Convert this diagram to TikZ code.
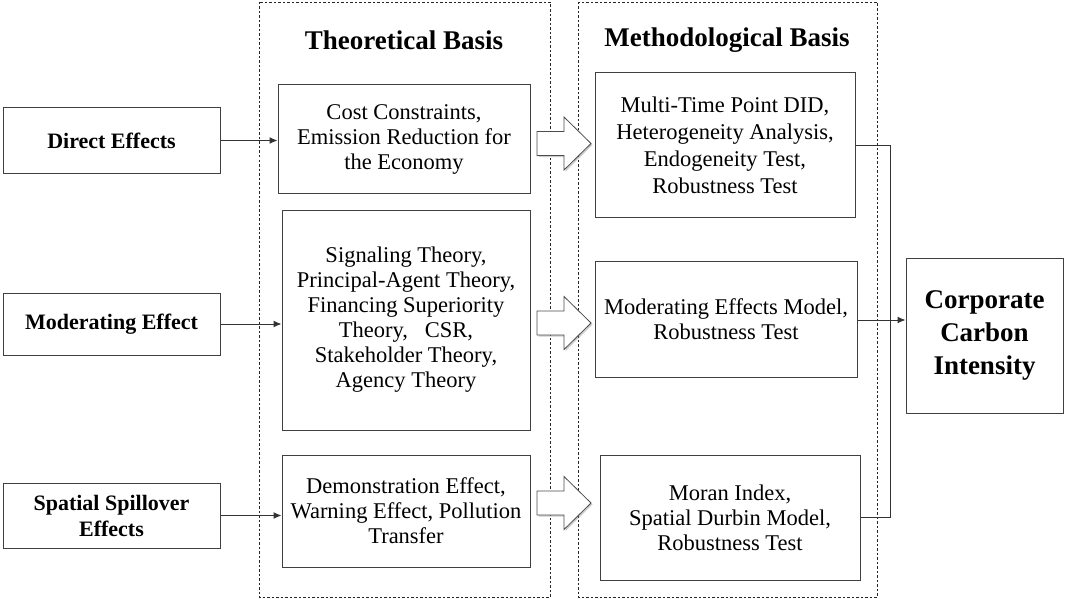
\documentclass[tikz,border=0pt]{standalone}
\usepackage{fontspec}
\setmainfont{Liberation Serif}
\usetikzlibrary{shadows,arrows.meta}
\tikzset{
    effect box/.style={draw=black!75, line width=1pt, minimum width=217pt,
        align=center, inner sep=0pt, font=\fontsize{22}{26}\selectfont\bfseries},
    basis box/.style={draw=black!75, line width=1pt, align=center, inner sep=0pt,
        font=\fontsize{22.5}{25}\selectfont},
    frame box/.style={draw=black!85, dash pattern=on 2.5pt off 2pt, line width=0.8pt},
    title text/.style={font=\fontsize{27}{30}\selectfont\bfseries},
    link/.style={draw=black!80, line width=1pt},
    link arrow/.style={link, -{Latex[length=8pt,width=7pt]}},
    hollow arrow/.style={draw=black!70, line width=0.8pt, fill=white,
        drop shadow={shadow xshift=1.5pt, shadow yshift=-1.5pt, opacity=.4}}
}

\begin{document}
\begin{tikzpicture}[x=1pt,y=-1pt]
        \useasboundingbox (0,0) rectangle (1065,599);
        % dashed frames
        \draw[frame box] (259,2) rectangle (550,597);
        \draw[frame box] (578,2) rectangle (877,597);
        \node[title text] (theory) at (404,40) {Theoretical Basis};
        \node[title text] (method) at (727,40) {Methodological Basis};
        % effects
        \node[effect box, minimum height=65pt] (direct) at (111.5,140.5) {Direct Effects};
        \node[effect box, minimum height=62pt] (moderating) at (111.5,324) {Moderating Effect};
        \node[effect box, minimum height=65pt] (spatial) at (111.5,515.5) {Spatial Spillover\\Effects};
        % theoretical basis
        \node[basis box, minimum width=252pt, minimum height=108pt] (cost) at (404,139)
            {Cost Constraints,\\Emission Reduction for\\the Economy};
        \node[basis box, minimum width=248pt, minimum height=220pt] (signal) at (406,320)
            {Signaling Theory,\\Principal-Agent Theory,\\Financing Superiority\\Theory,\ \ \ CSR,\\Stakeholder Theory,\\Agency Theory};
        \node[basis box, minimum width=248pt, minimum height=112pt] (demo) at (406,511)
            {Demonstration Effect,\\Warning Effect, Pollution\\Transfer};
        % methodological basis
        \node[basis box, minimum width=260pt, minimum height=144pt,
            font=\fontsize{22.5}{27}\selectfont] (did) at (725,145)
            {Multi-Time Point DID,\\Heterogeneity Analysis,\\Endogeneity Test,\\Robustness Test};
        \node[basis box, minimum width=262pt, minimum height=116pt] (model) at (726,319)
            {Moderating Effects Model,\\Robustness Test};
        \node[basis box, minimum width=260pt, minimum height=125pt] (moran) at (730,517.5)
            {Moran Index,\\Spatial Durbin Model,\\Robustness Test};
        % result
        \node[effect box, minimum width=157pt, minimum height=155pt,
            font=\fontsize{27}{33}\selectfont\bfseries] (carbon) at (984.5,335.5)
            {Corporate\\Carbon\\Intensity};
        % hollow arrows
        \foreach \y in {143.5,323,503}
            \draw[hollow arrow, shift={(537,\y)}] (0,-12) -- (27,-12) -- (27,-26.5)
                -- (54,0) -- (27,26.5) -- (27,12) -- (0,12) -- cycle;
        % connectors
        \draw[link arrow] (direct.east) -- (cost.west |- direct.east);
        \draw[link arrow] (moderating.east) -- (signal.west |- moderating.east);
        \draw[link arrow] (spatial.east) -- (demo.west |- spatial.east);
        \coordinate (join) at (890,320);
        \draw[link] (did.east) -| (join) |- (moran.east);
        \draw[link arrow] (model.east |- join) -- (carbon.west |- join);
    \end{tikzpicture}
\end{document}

+===+

--- What you should do ---
Transcribe the material as is, with images omitted.

--- Written response ---
Convert this diagram to TikZ code.
\documentclass[tikz,border=0pt]{standalone}
\usepackage{fontspec}
\setmainfont{Liberation Serif}
\usetikzlibrary{shadows,arrows.meta}
\tikzset{
    effect box/.style={draw=black!75, line width=1pt, minimum width=217pt,
        align=center, inner sep=0pt, font=\fontsize{22}{26}\selectfont\bfseries},
    basis box/.style={draw=black!75, line width=1pt, align=center, inner sep=0pt,
        font=\fontsize{22.5}{25}\selectfont},
    frame box/.style={draw=black!85, dash pattern=on 2.5pt off 2pt, line width=0.8pt},
    title text/.style={font=\fontsize{27}{30}\selectfont\bfseries},
    link/.style={draw=black!80, line width=1pt},
    link arrow/.style={link, -{Latex[length=8pt,width=7pt]}},
    hollow arrow/.style={draw=black!70, line width=0.8pt, fill=white,
        drop shadow={shadow xshift=1.5pt, shadow yshift=-1.5pt, opacity=.4}}
}

\begin{document}
\begin{tikzpicture}[x=1pt,y=-1pt]
        \useasboundingbox (0,0) rectangle (1065,599);
        % dashed frames
        \draw[frame box] (259,2) rectangle (550,597);
        \draw[frame box] (578,2) rectangle (877,597);
        \node[title text] (theory) at (404,40) {Theoretical Basis};
        \node[title text] (method) at (727,40) {Methodological Basis};
        % effects
        \node[effect box, minimum height=65pt] (direct) at (111.5,140.5) {Direct Effects};
        \node[effect box, minimum height=62pt] (moderating) at (111.5,324) {Moderating Effect};
        \node[effect box, minimum height=65pt] (spatial) at (111.5,515.5) {Spatial Spillover\\Effects};
        % theoretical basis
        \node[basis box, minimum width=252pt, minimum height=108pt] (cost) at (404,139)
            {Cost Constraints,\\Emission Reduction for\\the Economy};
        \node[basis box, minimum width=248pt, minimum height=220pt] (signal) at (406,320)
            {Signaling Theory,\\Principal-Agent Theory,\\Financing Superiority\\Theory,\ \ \ CSR,\\Stakeholder Theory,\\Agency Theory};
        \node[basis box, minimum width=248pt, minimum height=112pt] (demo) at (406,511)
            {Demonstration Effect,\\Warning Effect, Pollution\\Transfer};
        % methodological basis
        \node[basis box, minimum width=260pt, minimum height=144pt,
            font=\fontsize{22.5}{27}\selectfont] (did) at (725,145)
            {Multi-Time Point DID,\\Heterogeneity Analysis,\\Endogeneity Test,\\Robustness Test};
        \node[basis box, minimum width=262pt, minimum height=116pt] (model) at (726,319)
            {Moderating Effects Model,\\Robustness Test};
        \node[basis box, minimum width=260pt, minimum height=125pt] (moran) at (730,517.5)
            {Moran Index,\\Spatial Durbin Model,\\Robustness Test};
        % result
        \node[effect box, minimum width=157pt, minimum height=155pt,
            font=\fontsize{27}{33}\selectfont\bfseries] (carbon) at (984.5,335.5)
            {Corporate\\Carbon\\Intensity};
        % hollow arrows
        \foreach \y in {143.5,323,503}
            \draw[hollow arrow, shift={(537,\y)}] (0,-12) -- (27,-12) -- (27,-26.5)
                -- (54,0) -- (27,26.5) -- (27,12) -- (0,12) -- cycle;
        % connectors
        \draw[link arrow] (direct.east) -- (cost.west |- direct.east);
        \draw[link arrow] (moderating.east) -- (signal.west |- moderating.east);
        \draw[link arrow] (spatial.east) -- (demo.west |- spatial.east);
        \coordinate (join) at (890,320);
        \draw[link] (did.east) -| (join) |- (moran.east);
        \draw[link arrow] (model.east |- join) -- (carbon.west |- join);
    \end{tikzpicture}
\end{document}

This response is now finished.